20/05/2018

'Going Backwards': A Third Of Protected Land At Risk As Australia Lags

FairfaxPeter Hannam

Almost a third of the world's protected lands face intense pressure from humans with even rich nations such as Australia failing to conserve key biodiversity, a new study by Australian scientists has found.
The research, published in Science on Friday, found that while declared protected zones had quadrupled in size in the past quarter century, much of that land enjoyed little protection from farming, logging or other human intervention.
“One third of that land is in a terrible state, doing nothing for biodiversity conservation," said James Watson, interim director of the University of Queensland's Centre for Biodiversity and Conservation Science and an author of the report.
"Nations across the world are exaggerating in an incredible way their contribution to solving the biodiversity crisis.”
Threats from expanding slash and burn agriculture are placing pressure on many national parks around the world, even the better managed ones such as Niassa Reserve in Mozambique. Photo: World Conservation Society/UQ
The study claims to be first to examine in high resolution - using satellite imagery and other data - the world's 202,000 protected areas that account for almost 15 per cent of land.
"We couldn't have done this study 10 years ago," Professor Watson said. "Nations need to realise they're going to be held more and more to account."

Search for funds
Among the examples are the Tsavo east and west national parks in Kenya.
The reserve was established in 1948 and now has a railway built through it, with plans to establish a six-lane highway to parallel it.
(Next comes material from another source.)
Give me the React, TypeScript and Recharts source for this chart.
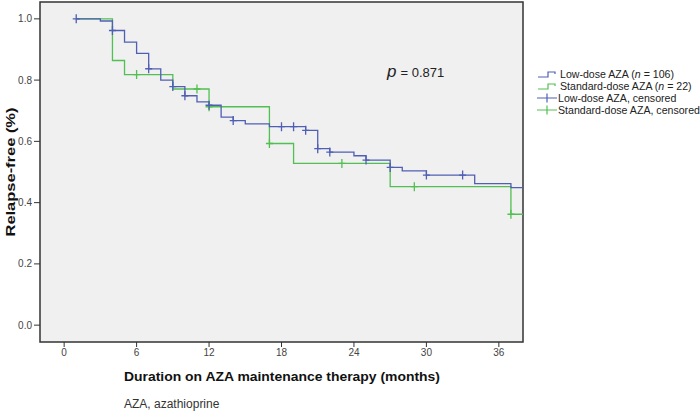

Animals at risk include the eastern black rhinoceros and Tsavo lions, whose adult males often lack manes.
The Rio Platano Biosphere Reserve in Honduras had lost about 300 square kilometres to illegal agriculture and infrastructure. The area includes some of Central America's last surviving areas of undisturbed rainforest, and is home to king vultures, jaguar and mantled howler and spider monkeys.
Nations should address rising human pressures - including from climate change - not by defunding national parks but stepping up support for regions that were important for economic and social wellbeing, and the natural capital they contain, the paper said.
"Funding could also be increased through mechanisms that allow nations to trade or offset conservation funding and commitments, so wealthy nations can support conservation in poorer nations," it said.

'Massively degraded'
Australia's track record was notably poor, with mining permitted in national parks - such as Kakadu - and cattle allowed into conservation areas in places such as the Carnarvon Gorge in Western Australia and alpine reserves in Victoria.
"At least 15 per cent of Australia’s protected areas are massively degraded," Professor Watson said.
“Australia, unless a miracle occurs, will always be going backwards, because there’s no injection of cash to get the objectives we need.”
Recent federal budgets have included deep cuts to conservation spending with at least 60 officers involved in biodiversity cut in the 2017 budget, said James Trezise, healthy ecosystems policy co-ordinator for Australian Conservation Foundation.
"Some places that we think are safe and free from development are quite clearly at significant exposure," Mr Trezise said.
Australia's track record on biodiversity conservation is poor, even in some protected areas. Photo: Goongerah Environment Centre, Gippsland
Those cutbacks extend to marine areas too, with the Turnbull government responsible for the largest reversal of such protections in the world in changes announced in April, he said.
The Murray Valley National Park in NSW is also at risk of being de-gazetted, with the local Nationals MP Austin Evans campaigning to turn the area into a state forest open to logging.
Oisin Sweeney, science officer for the National Parks Association, said that as a wealthy nation, Australia "could be doing a hell of a lot better" in preserving its rich biodiversity.
"Massive" budget cuts to the National Reserve System had also weakened "the biggest single tool to acquire national park land", while states such as NSW had deliberately been reducing the numbers of experienced park rangers, Dr Sweeney said.
Mr Trezise said NSW, Victoria and Tasmania had also been accelerating efforts to open up national parks to development such as resorts and projects such as a cable car up Mt Wellington near Hobart.